We heard from stay at home moms who claimed that their choice, although many days very hard, was the most selfless - all for the good of the kids who should be nurtured and loved 24/7 by their mothers (fathers, apparently, are figureheads). We had working moms who provided stories and statistics about how children flourish when their moms are happy, when they are in good quality childcare, etc. (but the moms juggled it all, apparently). And we saw an emotionally tortured new mom about to return to work from her maternity leave - unable to fathom leaving her baby. The last woman's husband even came to the show (he didn't merit a chair on stage, however), but there wasn't one mention of how he might care for the baby.
All the angst and burden (and joy!) of juggling childraising and work was assumed to be a mothers only issue.

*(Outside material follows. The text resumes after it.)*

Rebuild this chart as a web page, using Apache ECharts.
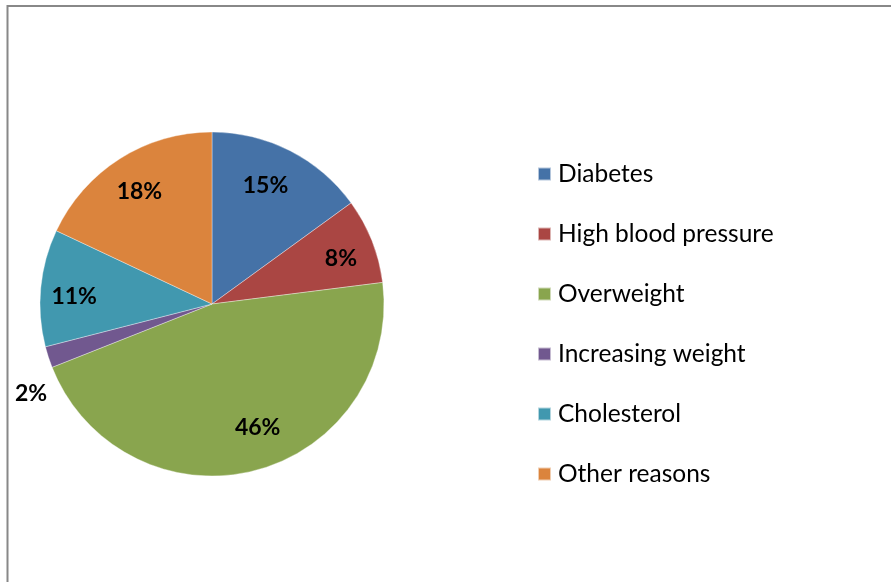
<!DOCTYPE html>
<html>
<head>
<meta charset="utf-8">
<script src="https://cdn.jsdelivr.net/npm/echarts@6/dist/echarts.min.js"></script>
<style>
  html, body { margin: 0; padding: 0; background: #fff; }
  #chart { width: 891px; height: 582px; }
</style>
</head>
<body>
<div id="chart"></div>
<script>
// Reasons share (percent)
const categories = ['Diabetes', 'High blood pressure', 'Overweight', 'Increasing weight', 'Cholesterol', 'Other reasons'];
const shares = [15, 8, 46, 2, 11, 18];
const colors = ['#4572A7', '#AA4643', '#89A54E', '#71588F', '#4198AF', '#DB843D'];
// slices whose label sits outside the pie
const outsideLabels = ['Increasing weight'];

const FONT = 'Lato, "Open Sans", sans-serif';
const CX = 212, CY = 304, R = 172;

// small nudges applied to individual percentage labels (px)
const labelNudge = {
  'Diabetes': [-8, 2],
  'High blood pressure': [3, 4],
  'Overweight': [12, -8],
  'Increasing weight': [19, 31],
  'Cholesterol': [-3, 5],
  'Other reasons': [0, 2]
};

const pieData = categories.map((name, i) => ({
  name,
  value: shares[i],
  itemStyle: { color: colors[i] }
}));

// transparent ring used only to place the percentage labels part-way out
const labelData = categories.map((name, i) => {
  const outside = outsideLabels.includes(name);
  return {
    name,
    value: shares[i],
    label: {
      position: outside ? 'outside' : 'inside',
      offset: labelNudge[name]
    },
    labelLine: { show: false, length: 16, length2: 0 }
  };
});

const chart = echarts.init(document.getElementById('chart'), null, { renderer: 'canvas' });
chart.setOption({
  animation: false,
  color: colors,
  legend: {
    orient: 'vertical',
    left: 537,
    top: 160,
    padding: 0,
    itemWidth: 13,
    itemHeight: 13,
    itemGap: 32,
    icon: 'rect',
    selectedMode: false,
    data: categories,
    textStyle: { fontFamily: FONT, fontSize: 24.5, color: '#000', lineHeight: 28, padding: [0, 0, 0, 2] }
  },
  graphic: [
    { type: 'line', shape: { x1: 7, y1: 6, x2: 891, y2: 6 }, style: { stroke: '#888', lineWidth: 2 }, silent: true },
    { type: 'line', shape: { x1: 7.5, y1: 5, x2: 7.5, y2: 582 }, style: { stroke: '#888', lineWidth: 2 }, silent: true }
  ],
  series: [
    {
      type: 'pie',
      center: [CX, CY],
      radius: [0, R],
      startAngle: 90,
      clockwise: true,
      avoidLabelOverlap: false,
      label: { show: false },
      labelLine: { show: false },
      itemStyle: { borderColor: 'rgba(255,255,255,0.6)', borderWidth: 0.6 },
      emphasis: { disabled: true },
      data: pieData
    },
    {
      type: 'pie',
      center: [CX, CY],
      radius: [R * 0.54, R],
      startAngle: 90,
      clockwise: true,
      silent: true,
      avoidLabelOverlap: false,
      itemStyle: { color: 'rgba(0,0,0,0)' },
      label: {
        show: true,
        formatter: p => p.value + '%',
        fontFamily: FONT,
        fontSize: 23,
        fontWeight: 'bold',
        color: '#000'
      },
      emphasis: { disabled: true },
      legendHoverLink: false,
      data: labelData
    }
  ]
});
</script>
</body>
</html>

All the choices - work, work part-time, work from home, don't work at all - all Mom's.
Gag me with a shovel.
Yes, there are plenty of families (I came from one) with only one parent - be that a mother or a father. These single parents have a hard road to support their children financially, mentally, emotionally, physically. But for families with two parents, well, there are two parents to shoulder the duties - of childraising, of breadwinning, of housework. Mathematically, dear Dr. Phil, the options go far beyond 'mom works and puts the kids in 60+ hours of outside care' or 'mom quits and stays home.'
Until we stop thinking of childraising as a woman's sole responsibility, we're stuck. Until we start to showcase alternatives that free both women and men from culturally imposed roles, we think things are black and white - all or none. And we saddle our husbands with second parent status (proportional to our level of control at home).
The new mom at the end of the show who was bereft at leaving her child to return to work all but admitted that the reason for her anxiety was because she wanted to remain the number one person in her son's life...and because she would just plain miss his little face when she was at work. Understandable. But it was sure ironic that, as she was telling her story, the background flashed to a picture of her son wearing a onsie that said 'It's All About Me.' Her desire to be the center of the child's world is about her - not what is best for her son. If her motives for avoiding outside childcare were child-based instead, she could resolve her anxieties by selecting a loving outside provider - or (gasp) sharing the childcare time with her husband as equals. What a gift to her son this could be!
I'm more than disgusted by Dr. Phil's mom-fight show. Has he not heard that fathers are waking up across the world to the joy of full-on parenting for themselves? Is he not interested in making the world a better, easier place for all parents to lovingly raise children? Whatever choice each family makes, it should be made for the good of everyone - moms, dads, kids. Let's fight for that, not against each other.
Get real, Dr. Phil.
7 Comments:
I saw this show to and felt exactly the same the way. The media is really pathetic sometimes :(
Just pathetic. Thanks for your comment - glad to hear I wasn't the only incredulous one!
Wow. Just...wow.
It irks me that ratings-mongers like Dr. Phil try to set up the work/stay home deal as a dichotomy, when it's really so much more nuanced than that. And a big part of the nuance is the woman's partner! Urg.
I had very similar thoughts when I saw this episode. I wrote about it here:
http://www.phdinparenting.com/2009/10/14/dr-phil-stay-at-home-mom-vs-working-mom-show/
I had the same annoyance. I think the focus of the show was on controlling, narcissistic stay-at-home moms (often parenting based in Christian religious views) and working moms who are sometimes more capable of letting their children be and recognizing them as separate people, or, even if the working mom doesn't have this capability, she has her children in daycare where they are exposed to other adult authority figures with better styles as well as other children.
So, fathering was not focused on. I found this irritating (and even angering) not only for the reasons you mention - that the value of fathers was not recognized - but also because these same controlling, narcissistic qualities exist in fathers and they don't get noticed or corrective attention when fathers are cut out of the picture.